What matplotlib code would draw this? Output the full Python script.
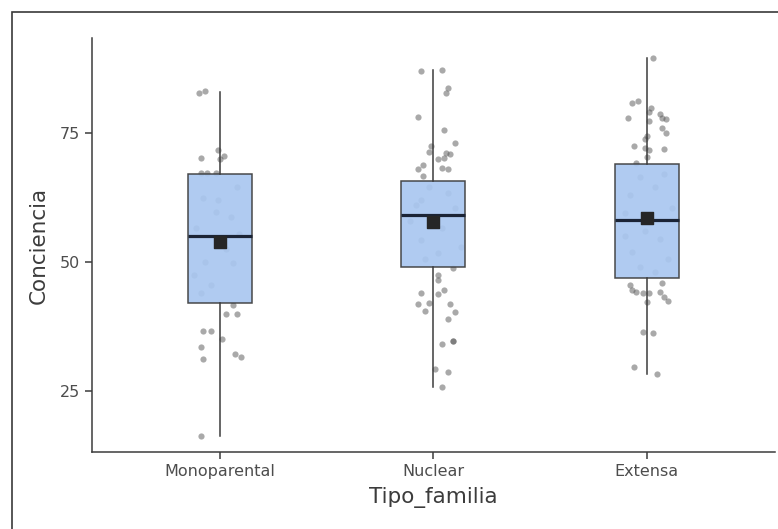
import numpy as np
import matplotlib.pyplot as plt
from matplotlib.patches import Rectangle

plt.rcParams['font.family'] = ['DejaVu Sans']

categorias = ['Monoparental', 'Nuclear', 'Extensa']

# resumen de cada caja
q1 = [42.0, 49.0, 46.9]
mediana = [55.0, 59.1, 58.1]
q3 = [67.0, 65.7, 69.0]
bigote_inf = [16.3, 25.8, 28.3]
bigote_sup = [83.0, 87.2, 89.5]
medias = [53.9, 57.7, 58.5]

# puntos individuales y su desplazamiento horizontal (jitter)
mono_vals = [82.8, 83.1, 71.7, 70.2, 70.0, 70.5, 67.2, 67.2, 67.3,
             62.4, 62.0, 59.7, 58.7, 56.5, 55.5, 50.0, 49.8, 45.5, 44.0, 64.5, 52.5, 47.5,
             41.7, 39.9, 39.9, 36.6, 36.6, 35.1, 33.5, 31.2, 32.2, 31.6, 16.3]
mono_jit = [-0.10, -0.07, -0.01, -0.09, 0.00, 0.02, -0.09, -0.06, -0.02,
            -0.08, -0.01, -0.02, 0.05, -0.11, 0.09, -0.07, 0.06, -0.04, -0.09, 0.08, 0.03, -0.12,
            0.06, 0.03, 0.08, -0.08, -0.04, 0.01, -0.09, -0.08, 0.07, 0.10, -0.09]

nuc_vals = [87.0, 87.2, 83.7, 82.8, 78.1, 75.6, 73.1, 72.5, 71.3, 71.1, 70.9, 70.0, 70.2,
            68.8, 68.0, 68.2, 68.0, 66.7,
            62.0, 63.4, 54.3, 51.7, 64.5, 60.5, 58.0, 56.5, 50.5, 53.0, 61.0,
            48.8, 47.5, 46.5, 44.0, 44.6, 43.8, 42.1, 41.9, 41.9, 40.5, 40.3, 39.0,
            34.1, 34.7, 34.7, 29.3, 28.7, 25.8]
nuc_jit = [-0.06, 0.04, 0.07, 0.06, -0.07, 0.05, 0.10, -0.01, -0.02, 0.06, 0.08, 0.02, 0.05,
           -0.05, -0.07, 0.04, 0.07, -0.05,
           -0.06, 0.07, -0.06, 0.02, -0.02, 0.10, -0.11, 0.04, -0.04, 0.13, -0.08,
           0.09, 0.02, 0.02, -0.06, 0.05, 0.02, -0.02, -0.07, 0.08, -0.04, 0.10, 0.07,
           0.04, 0.09, 0.09, 0.01, 0.07, 0.04]

ext_vals = [89.5, 80.8, 81.2, 79.8, 79.1, 77.9, 78.7, 77.9, 77.7, 77.3, 76.0, 75.0, 74.4,
            73.8, 72.5, 72.1, 71.7, 71.9, 70.3, 69.2,
            66.5, 67.0, 63.0, 64.5, 60.5, 59.5, 56.0, 54.5, 52.0, 50.5, 49.0, 48.0, 55.0,
            45.5, 44.6, 44.2, 44.0, 44.0, 44.2, 43.2, 42.4, 42.2, 45.9, 36.4, 36.2, 29.7, 28.3]
ext_jit = [0.03, -0.07, -0.04, 0.02, 0.01, -0.09, 0.06, 0.07, 0.09, 0.01, 0.07, 0.09, 0.00,
           -0.01, -0.06, -0.01, 0.01, 0.08, 0.00, -0.05,
           -0.03, 0.08, -0.08, 0.04, 0.12, -0.10, -0.01, 0.06, -0.07, 0.10, -0.03, 0.04, -0.10,
           -0.08, -0.07, -0.05, -0.02, 0.01, 0.06, 0.08, 0.10, 0.00, 0.07, -0.02, 0.03, -0.06, 0.05]

puntos = [(mono_vals, mono_jit), (nuc_vals, nuc_jit), (ext_vals, ext_jit)]

fig = plt.figure(figsize=(7.78, 5.29), dpi=100)
ax = fig.add_axes([0.118, 0.1456, 0.878, 0.7826])

# marco exterior de la imagen
fig.patches.append(Rectangle((12 / 778, -0.1), 1.2, 1.1 - 12 / 529, transform=fig.transFigure,
                             fill=False, edgecolor='#3a3a3a', linewidth=1.2))

# puntos con jitter
for i, (vals, jit) in enumerate(puntos):
    x = i + 1 + np.array(jit)
    ax.scatter(x, vals, s=20, color='#555555', alpha=0.5, linewidths=0, zorder=1)

# cajas
stats = []
for i, cat in enumerate(categorias):
    stats.append(dict(label=cat, q1=q1[i], med=mediana[i], q3=q3[i],
                      whislo=bigote_inf[i], whishi=bigote_sup[i], fliers=[]))

ax.bxp(stats, positions=[1, 2, 3], widths=0.30, patch_artist=True, showcaps=False,
       boxprops=dict(facecolor='#a9c7f0', edgecolor='#3c3c3c', linewidth=1.1, alpha=0.92),
       medianprops=dict(color='#1b2436', linewidth=2.3),
       whiskerprops=dict(color='#3c3c3c', linewidth=1.1), zorder=2)

# media
ax.scatter([1, 2, 3], medias, marker='s', s=80, color='#262626', zorder=4)

ax.set_xlim(0.4, 3.6)
ax.set_ylim(13.2, 93.4)
ax.set_yticks([25, 50, 75])
ax.set_xticks([1, 2, 3])
ax.set_xticklabels(categorias)

for s in ['top', 'right']:
    ax.spines[s].set_visible(False)
for s in ['left', 'bottom']:
    ax.spines[s].set_color('#3c3c3c')
    ax.spines[s].set_linewidth(1.1)

ax.tick_params(axis='both', colors='#3c3c3c', length=5, width=1.1, labelsize=11.5,
               labelcolor='#4d4d4d')
ax.set_xlabel('Tipo_familia', fontsize=15.5, color='#3c3c3c', labelpad=6)
ax.set_ylabel('Conciencia', fontsize=15.5, color='#3c3c3c', labelpad=8)

fig.savefig('out.png', dpi=100)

::::

◆ What is needed ◆
From the data above, write out everything exactly except the pictures.

◆ Response for this exercise ◆
What matplotlib code would draw this? Output the full Python script.
import numpy as np
import matplotlib.pyplot as plt
from matplotlib.patches import Rectangle

plt.rcParams['font.family'] = ['DejaVu Sans']

categorias = ['Monoparental', 'Nuclear', 'Extensa']

# resumen de cada caja
q1 = [42.0, 49.0, 46.9]
mediana = [55.0, 59.1, 58.1]
q3 = [67.0, 65.7, 69.0]
bigote_inf = [16.3, 25.8, 28.3]
bigote_sup = [83.0, 87.2, 89.5]
medias = [53.9, 57.7, 58.5]

# puntos individuales y su desplazamiento horizontal (jitter)
mono_vals = [82.8, 83.1, 71.7, 70.2, 70.0, 70.5, 67.2, 67.2, 67.3,
             62.4, 62.0, 59.7, 58.7, 56.5, 55.5, 50.0, 49.8, 45.5, 44.0, 64.5, 52.5, 47.5,
             41.7, 39.9, 39.9, 36.6, 36.6, 35.1, 33.5, 31.2, 32.2, 31.6, 16.3]
mono_jit = [-0.10, -0.07, -0.01, -0.09, 0.00, 0.02, -0.09, -0.06, -0.02,
            -0.08, -0.01, -0.02, 0.05, -0.11, 0.09, -0.07, 0.06, -0.04, -0.09, 0.08, 0.03, -0.12,
            0.06, 0.03, 0.08, -0.08, -0.04, 0.01, -0.09, -0.08, 0.07, 0.10, -0.09]

nuc_vals = [87.0, 87.2, 83.7, 82.8, 78.1, 75.6, 73.1, 72.5, 71.3, 71.1, 70.9, 70.0, 70.2,
            68.8, 68.0, 68.2, 68.0, 66.7,
            62.0, 63.4, 54.3, 51.7, 64.5, 60.5, 58.0, 56.5, 50.5, 53.0, 61.0,
            48.8, 47.5, 46.5, 44.0, 44.6, 43.8, 42.1, 41.9, 41.9, 40.5, 40.3, 39.0,
            34.1, 34.7, 34.7, 29.3, 28.7, 25.8]
nuc_jit = [-0.06, 0.04, 0.07, 0.06, -0.07, 0.05, 0.10, -0.01, -0.02, 0.06, 0.08, 0.02, 0.05,
           -0.05, -0.07, 0.04, 0.07, -0.05,
           -0.06, 0.07, -0.06, 0.02, -0.02, 0.10, -0.11, 0.04, -0.04, 0.13, -0.08,
           0.09, 0.02, 0.02, -0.06, 0.05, 0.02, -0.02, -0.07, 0.08, -0.04, 0.10, 0.07,
           0.04, 0.09, 0.09, 0.01, 0.07, 0.04]

ext_vals = [89.5, 80.8, 81.2, 79.8, 79.1, 77.9, 78.7, 77.9, 77.7, 77.3, 76.0, 75.0, 74.4,
            73.8, 72.5, 72.1, 71.7, 71.9, 70.3, 69.2,
            66.5, 67.0, 63.0, 64.5, 60.5, 59.5, 56.0, 54.5, 52.0, 50.5, 49.0, 48.0, 55.0,
            45.5, 44.6, 44.2, 44.0, 44.0, 44.2, 43.2, 42.4, 42.2, 45.9, 36.4, 36.2, 29.7, 28.3]
ext_jit = [0.03, -0.07, -0.04, 0.02, 0.01, -0.09, 0.06, 0.07, 0.09, 0.01, 0.07, 0.09, 0.00,
           -0.01, -0.06, -0.01, 0.01, 0.08, 0.00, -0.05,
           -0.03, 0.08, -0.08, 0.04, 0.12, -0.10, -0.01, 0.06, -0.07, 0.10, -0.03, 0.04, -0.10,
           -0.08, -0.07, -0.05, -0.02, 0.01, 0.06, 0.08, 0.10, 0.00, 0.07, -0.02, 0.03, -0.06, 0.05]

puntos = [(mono_vals, mono_jit), (nuc_vals, nuc_jit), (ext_vals, ext_jit)]

fig = plt.figure(figsize=(7.78, 5.29), dpi=100)
ax = fig.add_axes([0.118, 0.1456, 0.878, 0.7826])

# marco exterior de la imagen
fig.patches.append(Rectangle((12 / 778, -0.1), 1.2, 1.1 - 12 / 529, transform=fig.transFigure,
                             fill=False, edgecolor='#3a3a3a', linewidth=1.2))

# puntos con jitter
for i, (vals, jit) in enumerate(puntos):
    x = i + 1 + np.array(jit)
    ax.scatter(x, vals, s=20, color='#555555', alpha=0.5, linewidths=0, zorder=1)

# cajas
stats = []
for i, cat in enumerate(categorias):
    stats.append(dict(label=cat, q1=q1[i], med=mediana[i], q3=q3[i],
                      whislo=bigote_inf[i], whishi=bigote_sup[i], fliers=[]))

ax.bxp(stats, positions=[1, 2, 3], widths=0.30, patch_artist=True, showcaps=False,
       boxprops=dict(facecolor='#a9c7f0', edgecolor='#3c3c3c', linewidth=1.1, alpha=0.92),
       medianprops=dict(color='#1b2436', linewidth=2.3),
       whiskerprops=dict(color='#3c3c3c', linewidth=1.1), zorder=2)

# media
ax.scatter([1, 2, 3], medias, marker='s', s=80, color='#262626', zorder=4)

ax.set_xlim(0.4, 3.6)
ax.set_ylim(13.2, 93.4)
ax.set_yticks([25, 50, 75])
ax.set_xticks([1, 2, 3])
ax.set_xticklabels(categorias)

for s in ['top', 'right']:
    ax.spines[s].set_visible(False)
for s in ['left', 'bottom']:
    ax.spines[s].set_color('#3c3c3c')
    ax.spines[s].set_linewidth(1.1)

ax.tick_params(axis='both', colors='#3c3c3c', length=5, width=1.1, labelsize=11.5,
               labelcolor='#4d4d4d')
ax.set_xlabel('Tipo_familia', fontsize=15.5, color='#3c3c3c', labelpad=6)
ax.set_ylabel('Conciencia', fontsize=15.5, color='#3c3c3c', labelpad=8)

fig.savefig('out.png', dpi=100)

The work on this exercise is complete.